James Schofield - Dec 10, 2025

Here are a few practical tax-saving strategies to close out the year!

  1. Tax loss selling – After three consecutive positive years for most portfolios, you may not have many opportunities for tax-loss selling, but the basic idea is that selling investments with a market value below their cost base, you use tax losses to offset capital gains. Losses can be carried back three years or carried forward indefinitely. If you undertake tax-loss selling, ensure you do not repurchase the same security within 30 days of the sale.

 

  1. RRSP withdrawals – depending on your income in 2025, it may make sense to withdraw from your RRSP before year end. If your income will be close to $0, it often makes sense to withdraw at least the basic personal amount ($16,129) before year end. In certain situations, it may be beneficial to withdraw more. When you contributed to RRSPs, you deducted those contributions from your income, now is your chance to withdraw the money while you’re in a low tax bracket.

 

  1. Withdraw from your TFSA – When you withdraw from your TFSA, you regain an equivalent amount of room in the following calendar year. By withdrawing in December, you’ll have to wait less than 1-month to get that room back, whereas on a January withdrawal, you’ll have to wait 11+ months to regain that room.

 

  1. Contribute (or withdraw) from RESPs – For students attending post-secondary institutions,consider RESP withdrawals before year-end. Withdrawals of grant and growth are taxable to beneficiaries, and it is much better tax planning to have this income in a year with low or no income. For younger beneficiaries, we typically recommend making contributions at the beginning of the year, if possible. Still, for those who have not already done so, it’s better to do it at the end of the year than not at all.

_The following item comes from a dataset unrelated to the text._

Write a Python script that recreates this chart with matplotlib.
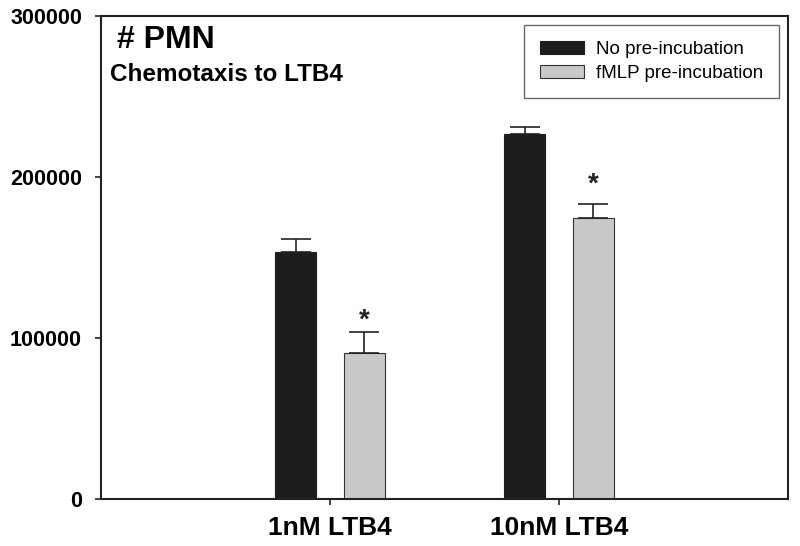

Making RESP contributions is particularly important for beneficiaries who turned 15, 16, or 17 in 2025 because these are the last years to receive a matching grant, and there are specific eligibility rules for ages 16/17.

 

  1. Make an In-Kind Charitable Donation – Gifting publicly-traded securities, including mutual funds and segregated funds, with accrued capital gains “in-kind” to a registered charity or a foundation not only entitles you to a tax receipt for the fair market value of the security being donated, but it also eliminates capital gains tax.